** START OF DATA SECTION **
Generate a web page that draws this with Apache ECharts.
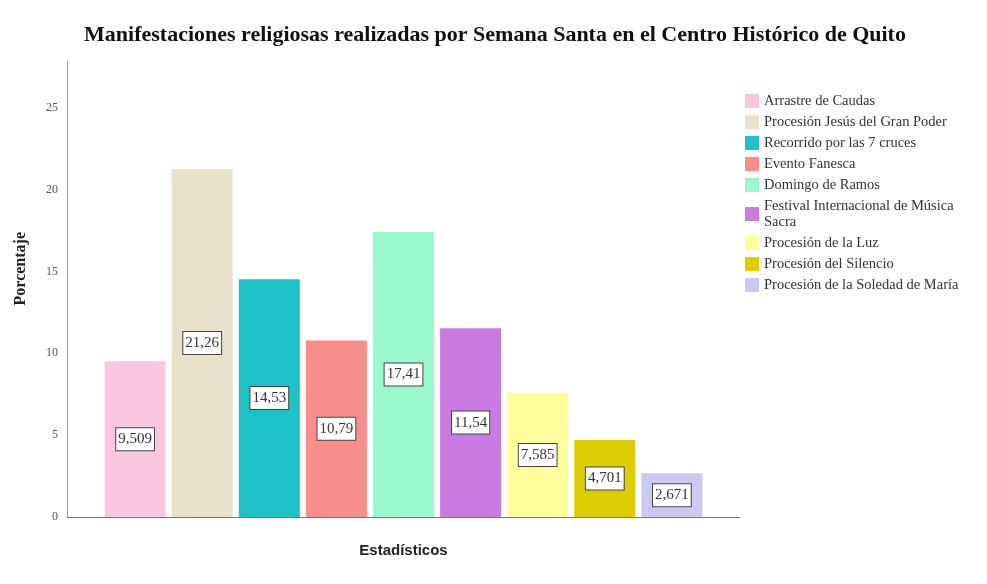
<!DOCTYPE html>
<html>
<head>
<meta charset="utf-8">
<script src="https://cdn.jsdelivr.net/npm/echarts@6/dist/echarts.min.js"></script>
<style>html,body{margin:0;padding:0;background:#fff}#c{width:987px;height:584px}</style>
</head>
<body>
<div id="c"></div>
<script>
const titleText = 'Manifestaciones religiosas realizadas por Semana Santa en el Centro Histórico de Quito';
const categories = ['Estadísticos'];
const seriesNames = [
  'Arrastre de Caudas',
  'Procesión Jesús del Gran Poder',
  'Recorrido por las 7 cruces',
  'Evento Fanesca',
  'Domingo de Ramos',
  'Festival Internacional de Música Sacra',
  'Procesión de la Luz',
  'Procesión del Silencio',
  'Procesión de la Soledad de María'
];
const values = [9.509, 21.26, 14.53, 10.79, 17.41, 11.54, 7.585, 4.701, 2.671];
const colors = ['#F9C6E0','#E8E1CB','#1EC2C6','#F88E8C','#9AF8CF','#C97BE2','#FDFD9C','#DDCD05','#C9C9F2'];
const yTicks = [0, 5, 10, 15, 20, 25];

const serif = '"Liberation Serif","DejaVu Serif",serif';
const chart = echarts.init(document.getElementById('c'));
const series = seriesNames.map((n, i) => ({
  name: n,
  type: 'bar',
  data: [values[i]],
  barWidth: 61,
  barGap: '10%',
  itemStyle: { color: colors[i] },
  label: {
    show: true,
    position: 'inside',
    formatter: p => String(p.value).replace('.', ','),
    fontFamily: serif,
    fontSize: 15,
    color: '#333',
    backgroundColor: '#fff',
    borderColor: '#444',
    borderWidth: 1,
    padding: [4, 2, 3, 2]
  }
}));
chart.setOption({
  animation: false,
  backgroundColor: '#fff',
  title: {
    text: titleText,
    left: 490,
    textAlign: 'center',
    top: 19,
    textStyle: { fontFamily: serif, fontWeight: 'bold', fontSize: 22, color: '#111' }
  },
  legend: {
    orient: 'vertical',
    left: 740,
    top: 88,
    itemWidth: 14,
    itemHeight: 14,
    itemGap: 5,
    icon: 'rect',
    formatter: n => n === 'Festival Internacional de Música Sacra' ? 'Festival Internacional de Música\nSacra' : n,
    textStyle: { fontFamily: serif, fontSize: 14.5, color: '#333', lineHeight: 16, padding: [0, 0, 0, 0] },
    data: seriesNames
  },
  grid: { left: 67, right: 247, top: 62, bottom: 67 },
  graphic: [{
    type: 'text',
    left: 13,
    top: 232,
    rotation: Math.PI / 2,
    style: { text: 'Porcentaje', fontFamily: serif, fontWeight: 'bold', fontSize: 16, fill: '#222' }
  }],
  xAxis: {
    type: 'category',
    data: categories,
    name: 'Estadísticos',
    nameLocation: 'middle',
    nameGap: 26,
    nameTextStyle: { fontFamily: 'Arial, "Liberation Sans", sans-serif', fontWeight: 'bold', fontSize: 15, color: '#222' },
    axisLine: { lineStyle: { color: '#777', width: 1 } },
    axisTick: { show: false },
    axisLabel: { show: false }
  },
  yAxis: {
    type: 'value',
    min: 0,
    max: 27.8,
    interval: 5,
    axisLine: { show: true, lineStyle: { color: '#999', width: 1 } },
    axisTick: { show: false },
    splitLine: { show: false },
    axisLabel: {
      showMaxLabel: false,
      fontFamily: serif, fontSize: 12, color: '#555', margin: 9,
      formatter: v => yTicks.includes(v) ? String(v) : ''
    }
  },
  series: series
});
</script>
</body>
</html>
** END OF DATA SECTION **
*DIRECTIVE*. All the material shown above is to be copied exactly, with no pictures carried over.

*THE RESPONSE*.
Generate a web page that draws this with Apache ECharts.
<!DOCTYPE html>
<html>
<head>
<meta charset="utf-8">
<script src="https://cdn.jsdelivr.net/npm/echarts@6/dist/echarts.min.js"></script>
<style>html,body{margin:0;padding:0;background:#fff}#c{width:987px;height:584px}</style>
</head>
<body>
<div id="c"></div>
<script>
const titleText = 'Manifestaciones religiosas realizadas por Semana Santa en el Centro Histórico de Quito';
const categories = ['Estadísticos'];
const seriesNames = [
  'Arrastre de Caudas',
  'Procesión Jesús del Gran Poder',
  'Recorrido por las 7 cruces',
  'Evento Fanesca',
  'Domingo de Ramos',
  'Festival Internacional de Música Sacra',
  'Procesión de la Luz',
  'Procesión del Silencio',
  'Procesión de la Soledad de María'
];
const values = [9.509, 21.26, 14.53, 10.79, 17.41, 11.54, 7.585, 4.701, 2.671];
const colors = ['#F9C6E0','#E8E1CB','#1EC2C6','#F88E8C','#9AF8CF','#C97BE2','#FDFD9C','#DDCD05','#C9C9F2'];
const yTicks = [0, 5, 10, 15, 20, 25];

const serif = '"Liberation Serif","DejaVu Serif",serif';
const chart = echarts.init(document.getElementById('c'));
const series = seriesNames.map((n, i) => ({
  name: n,
  type: 'bar',
  data: [values[i]],
  barWidth: 61,
  barGap: '10%',
  itemStyle: { color: colors[i] },
  label: {
    show: true,
    position: 'inside',
    formatter: p => String(p.value).replace('.', ','),
    fontFamily: serif,
    fontSize: 15,
    color: '#333',
    backgroundColor: '#fff',
    borderColor: '#444',
    borderWidth: 1,
    padding: [4, 2, 3, 2]
  }
}));
chart.setOption({
  animation: false,
  backgroundColor: '#fff',
  title: {
    text: titleText,
    left: 490,
    textAlign: 'center',
    top: 19,
    textStyle: { fontFamily: serif, fontWeight: 'bold', fontSize: 22, color: '#111' }
  },
  legend: {
    orient: 'vertical',
    left: 740,
    top: 88,
    itemWidth: 14,
    itemHeight: 14,
    itemGap: 5,
    icon: 'rect',
    formatter: n => n === 'Festival Internacional de Música Sacra' ? 'Festival Internacional de Música\nSacra' : n,
    textStyle: { fontFamily: serif, fontSize: 14.5, color: '#333', lineHeight: 16, padding: [0, 0, 0, 0] },
    data: seriesNames
  },
  grid: { left: 67, right: 247, top: 62, bottom: 67 },
  graphic: [{
    type: 'text',
    left: 13,
    top: 232,
    rotation: Math.PI / 2,
    style: { text: 'Porcentaje', fontFamily: serif, fontWeight: 'bold', fontSize: 16, fill: '#222' }
  }],
  xAxis: {
    type: 'category',
    data: categories,
    name: 'Estadísticos',
    nameLocation: 'middle',
    nameGap: 26,
    nameTextStyle: { fontFamily: 'Arial, "Liberation Sans", sans-serif', fontWeight: 'bold', fontSize: 15, color: '#222' },
    axisLine: { lineStyle: { color: '#777', width: 1 } },
    axisTick: { show: false },
    axisLabel: { show: false }
  },
  yAxis: {
    type: 'value',
    min: 0,
    max: 27.8,
    interval: 5,
    axisLine: { show: true, lineStyle: { color: '#999', width: 1 } },
    axisTick: { show: false },
    splitLine: { show: false },
    axisLabel: {
      showMaxLabel: false,
      fontFamily: serif, fontSize: 12, color: '#555', margin: 9,
      formatter: v => yTicks.includes(v) ? String(v) : ''
    }
  },
  series: series
});
</script>
</body>
</html>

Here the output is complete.